My tour mates were two Taiwanese backpacking girls, a relatively rare breed.  Our driver dropped us off at the entrance and waited while we walked around for three hours.  I had expected to see just a few stones sticking out of the ground, but the whole thing was actually rather impressive.

First, the setting.  Definitely End of the Earth: Brown empty steppes with crappy mountains in the background.  A semi-ominous sky.  A little canyon snaking besides the 100 acre or more site.  And that ominous red border fence.

The city walls were twenty feet high and several hundred meters of them remained.  We walked inside, and, although no houses or other small structures remained, several impressive churches and/or mosques stood all around.

We followed a loop, first to a half of a round church that had been built in the 11th Century to hold a splinter of the True Cross which had been brought from Constantinople.  Down the hill was a complete round church replete with some of its original 13th Century paintings.  Extremely cool.
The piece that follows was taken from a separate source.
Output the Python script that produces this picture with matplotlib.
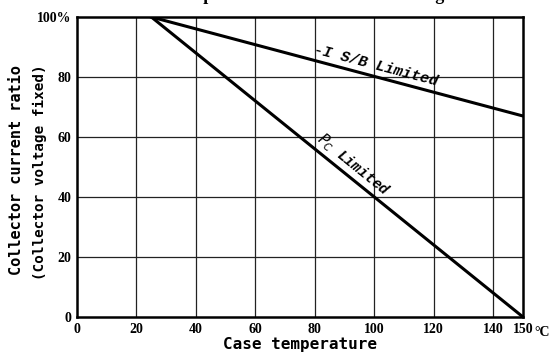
import numpy as np
import matplotlib.pyplot as plt

# Derating curves: case temperature (C) vs collector current ratio (%)
temp_pc = [25, 150]
ratio_pc = [100, 0]
temp_isb = [25, 150]
ratio_isb = [100, 67]

x_ticks = [0, 20, 40, 60, 80, 100, 120, 140, 150]
x_tick_labels = ["0", "20", "40", "60", "80", "100", "120", "140", "150"]
y_ticks = [0, 20, 40, 60, 80, 100]
y_tick_labels = ["0", "20", "40", "60", "80", "100%"]

W, H = 557, 358
fig = plt.figure(figsize=(W / 100, H / 100), dpi=100)
ax = fig.add_axes([77 / W, 1 - 317 / H, 446 / W, 300 / H])

# Grid drawn by hand so that it stops at 140 (150 is the frame)
for xv in x_ticks[1:-1]:
    ax.axvline(xv, color="#222222", lw=0.9, zorder=1)
for yv in y_ticks[1:-1]:
    ax.axhline(yv, color="#222222", lw=0.9, zorder=1)

ax.plot(temp_pc, ratio_pc, color="black", lw=2.2, zorder=3)
ax.plot(temp_isb, ratio_isb, color="black", lw=2.2, zorder=3)

ax.set_xlim(0, 150)
ax.set_ylim(0, 100)
ax.set_xticks(x_ticks)
ax.set_xticklabels(x_tick_labels)
ax.set_yticks(y_ticks)
ax.set_yticklabels(y_tick_labels)
ax.tick_params(length=0, pad=4, labelsize=10)
for lab in ax.get_xticklabels() + ax.get_yticklabels():
    lab.set_fontfamily("Liberation Serif")
    lab.set_fontweight("bold")
for sp in ax.spines.values():
    sp.set_linewidth(1.8)

# degree sign after the last x tick
ax.annotate("°C", xy=(150, 0), xytext=(8, -11), textcoords="offset points",
            ha="left", va="center", fontsize=10, fontweight="bold",
            family="Liberation Serif", annotation_clip=False)

# curve labels along the lines
ax.text(100, 81.5, "-I S/B Limited", rotation=-14.8, rotation_mode="anchor",
        ha="center", va="bottom", fontsize=11, family="Liberation Mono",
        style="italic", fontweight="bold")
ax.text(91, 48.5, r"$P_C$ Limited", rotation=-39, rotation_mode="anchor",
        ha="center", va="bottom", fontsize=10.5, family="Liberation Mono",
        style="italic", fontweight="bold")

ax.set_xlabel("Case temperature", fontsize=11.5, fontweight="bold",
              family="DejaVu Sans Mono", labelpad=1)

# two-line y label, placed by hand
fig.text(17 / W, 1 - 170 / H, "Collector current ratio", rotation=90,
         ha="center", va="center", fontsize=11, fontweight="bold",
         family="DejaVu Sans Mono")
fig.text(40 / W, 1 - 172 / H, "(Collector voltage fixed)", rotation=90,
         ha="center", va="center", fontsize=10.3, fontweight="bold",
         family="DejaVu Sans Mono")

# title of the datasheet page, cut off at the top edge
fig.text(0.5, 1.012, "Power Dissipation and IS/B vs. Tc Derating",
         ha="center", va="center", fontsize=13, fontweight="bold",
         family="Liberation Serif")

fig.savefig("out.png", dpi=100)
 On and on we went, checking out the remaining structures, and stopping to contemplate how, a whole frigging millennium ago, this was a city of 100,000 souls.  That nobody even knows of today.  At one spot there were indeed the foundation stones of some houses, and it was remarkable how cleanly cut and cleanly fitted they were.

Then we were back to the entrance, back on the road to Kars, and back to the hotel.  Since I now had non-Nakhchivan days to fill up, I had decided to just rest the rest of the day.  My knees, my legs, my aching bones could use it.

And as of right now, my trip was officially half over.





 

1 Comments:

At 1:47 AM, Anonymous Megan said...

ahhhhh so you didnt make it to nakhchivan! i read the post title in my RSS and didnt realize it said 'nada' before nakhchivan :) silly me!

when i was in georgia i never made it to batumi (i chose abkhazia instead based on time constraints) and never made it into eastern turkey although i REALLY wanted to. i had heard some great things about the kars region from some friends!